** Begin **

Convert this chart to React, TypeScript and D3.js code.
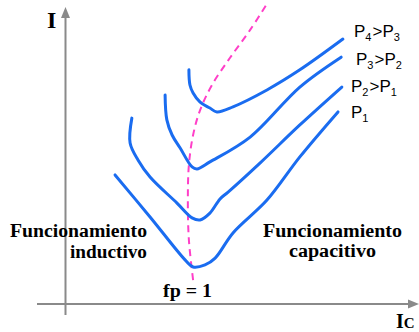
import React from "react";
import * as d3 from "d3";

// Current (I) versus excitation current (Ic) curves for increasing power levels
type Pt = [number, number];

const seriesNames = ["P1", "P2", "P3", "P4"];

const curveP1: Pt[] = [
  [14.3, 43.6], [24.3, 29.4], [34.3, 14.9], [36.6, 12.5], [40, 13.2],
  [42.9, 15.5], [48, 24], [57.7, 35.1], [67.1, 49.7], [78, 64.9],
];
const curveP2: Pt[] = [
  [19.1, 62.8], [18.6, 54.4], [20.9, 48.6], [24.3, 42.9], [32, 34.1],
  [36.3, 29.1], [38.6, 28.4], [41.4, 30.7], [44.3, 35.5], [46.6, 37.8],
  [55.7, 47.6], [67.1, 60.5], [79.1, 73.3],
];
const curveP3: Pt[] = [
  [28.6, 70.6], [29.1, 62.2], [30.6, 57.1], [32.9, 52.7], [36.3, 46.3],
  [37.7, 45.6], [41.4, 48], [52.9, 56.4], [67.1, 73.3], [78.9, 83.4],
];
const curveP4: Pt[] = [
  [35.4, 79.1], [35.7, 74], [36.6, 71.3], [38.6, 68.2], [41.4, 66.2],
  [43.4, 64.9], [48, 66.6], [57.7, 72.3], [67.1, 79.1], [79.4, 89.5],
];
// locus of unity power factor (minimum points)
const unityPF: Pt[] = [
  [36.6, 8.1], [35.4, 21.6], [35.1, 35.1], [35.4, 47], [36.6, 57.1],
  [38.6, 65.5], [42, 74], [47.1, 83.1], [52.9, 92.6], [58, 102],
];

const curves = [curveP1, curveP2, curveP3, curveP4];

// curve labels: main letter, subscript, optional comparison
const curveLabels: { a: string; as: string; b?: string; bs?: string }[] = [
  { a: "P", as: "1" },
  { a: "P", as: "2", b: "P", bs: "1" },
  { a: "P", as: "3", b: "P", bs: "2" },
  { a: "P", as: "4", b: "P", bs: "3" },
];

const W = 419;
const H = 332;

export default function App() {
  const x = d3.scaleLinear().domain([0, 100]).range([65, 415]);
  const y = d3.scaleLinear().domain([0, 100]).range([304, 8]);

  const line = d3
    .line<Pt>()
    .x((d) => x(d[0]))
    .y((d) => y(d[1]))
    .curve(d3.curveCatmullRom.alpha(0.5));

  const blue = "#1a6cf0";
  const pink = "#ff3fc8";
  const axisColor = "#8a8a8a";
  const serif = "'Liberation Serif', 'Times New Roman', serif";
  const sans = "'Liberation Sans', Arial, sans-serif";

  const labelPos: [number, number][] = [
    [351, 118],
    [351, 92],
    [356, 65],
    [354, 37],
  ];

  return (
    <svg width={W} height={H} style={{ position: "absolute", left: 0, top: 0, background: "#fff" }}>
      {/* axes */}
      <line x1={37} y1={304} x2={410} y2={304} stroke={axisColor} strokeWidth={2} />
      <path d="M419,304 L408,299.5 L408,308.5 Z" fill={axisColor} />
      <line x1={65.5} y1={315} x2={65.5} y2={16} stroke={axisColor} strokeWidth={2} />
      <path d="M65.5,7 L61,18 L70,18 Z" fill={axisColor} />

      <text x={47} y={28} fontFamily={serif} fontWeight="bold" fontSize={24} fill="#000">I</text>
      <text x={396} y={328} fontFamily={serif} fontWeight="bold" fill="#000">
        <tspan fontSize={20}>I</tspan>
        <tspan fontSize={15}>C</tspan>
      </text>

      {/* unity power factor locus */}
      <path d={line(unityPF) ?? ""} fill="none" stroke={pink} strokeWidth={2} strokeDasharray="7 5" />

      {/* power curves */}
      {curves.map((c, i) => (
        <path key={seriesNames[i]} d={line(c) ?? ""} fill="none" stroke={blue} strokeWidth={3} strokeLinecap="round" strokeLinejoin="round" />
      ))}

      {curveLabels.map((l, i) => (
        <text key={i} x={labelPos[i][0]} y={labelPos[i][1]} fontFamily={sans} fontSize={17} fill="#000">
          <tspan>{l.a}</tspan>
          <tspan fontSize={11} dy={4}>{l.as}</tspan>
          {l.b && (
            <>
              <tspan dy={-4} dx={1}>{">"}</tspan>
              <tspan>{l.b}</tspan>
              <tspan fontSize={11} dy={4}>{l.bs}</tspan>
            </>
          )}
        </text>
      ))}

      <g fontFamily={serif} fontWeight="bold" fontSize={18} fill="#000">
        <text x={10} y={237} textLength={137} lengthAdjust="spacingAndGlyphs">Funcionamiento</text>
        <text x={70} y={258} textLength={77} lengthAdjust="spacingAndGlyphs">inductivo</text>
        <text x={263} y={237} textLength={139} lengthAdjust="spacingAndGlyphs">Funcionamiento</text>
        <text x={289} y={257} textLength={87} lengthAdjust="spacingAndGlyphs">capacitivo</text>
        <text x={163} y={297} textLength={49} lengthAdjust="spacingAndGlyphs">fp = 1</text>
      </g>
    </svg>
  );
}
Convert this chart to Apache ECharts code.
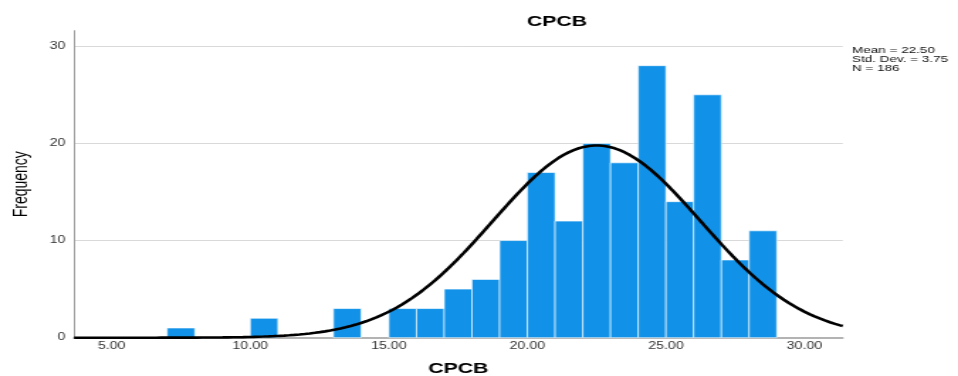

** End **

Transcribe the listing in full and omit the pictures.

Convert this chart to React, TypeScript and D3.js code.
import React from "react";
import * as d3 from "d3";

// Current (I) versus excitation current (Ic) curves for increasing power levels
type Pt = [number, number];

const seriesNames = ["P1", "P2", "P3", "P4"];

const curveP1: Pt[] = [
  [14.3, 43.6], [24.3, 29.4], [34.3, 14.9], [36.6, 12.5], [40, 13.2],
  [42.9, 15.5], [48, 24], [57.7, 35.1], [67.1, 49.7], [78, 64.9],
];
const curveP2: Pt[] = [
  [19.1, 62.8], [18.6, 54.4], [20.9, 48.6], [24.3, 42.9], [32, 34.1],
  [36.3, 29.1], [38.6, 28.4], [41.4, 30.7], [44.3, 35.5], [46.6, 37.8],
  [55.7, 47.6], [67.1, 60.5], [79.1, 73.3],
];
const curveP3: Pt[] = [
  [28.6, 70.6], [29.1, 62.2], [30.6, 57.1], [32.9, 52.7], [36.3, 46.3],
  [37.7, 45.6], [41.4, 48], [52.9, 56.4], [67.1, 73.3], [78.9, 83.4],
];
const curveP4: Pt[] = [
  [35.4, 79.1], [35.7, 74], [36.6, 71.3], [38.6, 68.2], [41.4, 66.2],
  [43.4, 64.9], [48, 66.6], [57.7, 72.3], [67.1, 79.1], [79.4, 89.5],
];
// locus of unity power factor (minimum points)
const unityPF: Pt[] = [
  [36.6, 8.1], [35.4, 21.6], [35.1, 35.1], [35.4, 47], [36.6, 57.1],
  [38.6, 65.5], [42, 74], [47.1, 83.1], [52.9, 92.6], [58, 102],
];

const curves = [curveP1, curveP2, curveP3, curveP4];

// curve labels: main letter, subscript, optional comparison
const curveLabels: { a: string; as: string; b?: string; bs?: string }[] = [
  { a: "P", as: "1" },
  { a: "P", as: "2", b: "P", bs: "1" },
  { a: "P", as: "3", b: "P", bs: "2" },
  { a: "P", as: "4", b: "P", bs: "3" },
];

const W = 419;
const H = 332;

export default function App() {
  const x = d3.scaleLinear().domain([0, 100]).range([65, 415]);
  const y = d3.scaleLinear().domain([0, 100]).range([304, 8]);

  const line = d3
    .line<Pt>()
    .x((d) => x(d[0]))
    .y((d) => y(d[1]))
    .curve(d3.curveCatmullRom.alpha(0.5));

  const blue = "#1a6cf0";
  const pink = "#ff3fc8";
  const axisColor = "#8a8a8a";
  const serif = "'Liberation Serif', 'Times New Roman', serif";
  const sans = "'Liberation Sans', Arial, sans-serif";

  const labelPos: [number, number][] = [
    [351, 118],
    [351, 92],
    [356, 65],
    [354, 37],
  ];

  return (
    <svg width={W} height={H} style={{ position: "absolute", left: 0, top: 0, background: "#fff" }}>
      {/* axes */}
      <line x1={37} y1={304} x2={410} y2={304} stroke={axisColor} strokeWidth={2} />
      <path d="M419,304 L408,299.5 L408,308.5 Z" fill={axisColor} />
      <line x1={65.5} y1={315} x2={65.5} y2={16} stroke={axisColor} strokeWidth={2} />
      <path d="M65.5,7 L61,18 L70,18 Z" fill={axisColor} />

      <text x={47} y={28} fontFamily={serif} fontWeight="bold" fontSize={24} fill="#000">I</text>
      <text x={396} y={328} fontFamily={serif} fontWeight="bold" fill="#000">
        <tspan fontSize={20}>I</tspan>
        <tspan fontSize={15}>C</tspan>
      </text>

      {/* unity power factor locus */}
      <path d={line(unityPF) ?? ""} fill="none" stroke={pink} strokeWidth={2} strokeDasharray="7 5" />

      {/* power curves */}
      {curves.map((c, i) => (
        <path key={seriesNames[i]} d={line(c) ?? ""} fill="none" stroke={blue} strokeWidth={3} strokeLinecap="round" strokeLinejoin="round" />
      ))}

      {curveLabels.map((l, i) => (
        <text key={i} x={labelPos[i][0]} y={labelPos[i][1]} fontFamily={sans} fontSize={17} fill="#000">
          <tspan>{l.a}</tspan>
          <tspan fontSize={11} dy={4}>{l.as}</tspan>
          {l.b && (
            <>
              <tspan dy={-4} dx={1}>{">"}</tspan>
              <tspan>{l.b}</tspan>
              <tspan fontSize={11} dy={4}>{l.bs}</tspan>
            </>
          )}
        </text>
      ))}

      <g fontFamily={serif} fontWeight="bold" fontSize={18} fill="#000">
        <text x={10} y={237} textLength={137} lengthAdjust="spacingAndGlyphs">Funcionamiento</text>
        <text x={70} y={258} textLength={77} lengthAdjust="spacingAndGlyphs">inductivo</text>
        <text x={263} y={237} textLength={139} lengthAdjust="spacingAndGlyphs">Funcionamiento</text>
        <text x={289} y={257} textLength={87} lengthAdjust="spacingAndGlyphs">capacitivo</text>
        <text x={163} y={297} textLength={49} lengthAdjust="spacingAndGlyphs">fp = 1</text>
      </g>
    </svg>
  );
}
Convert this chart to Apache ECharts code.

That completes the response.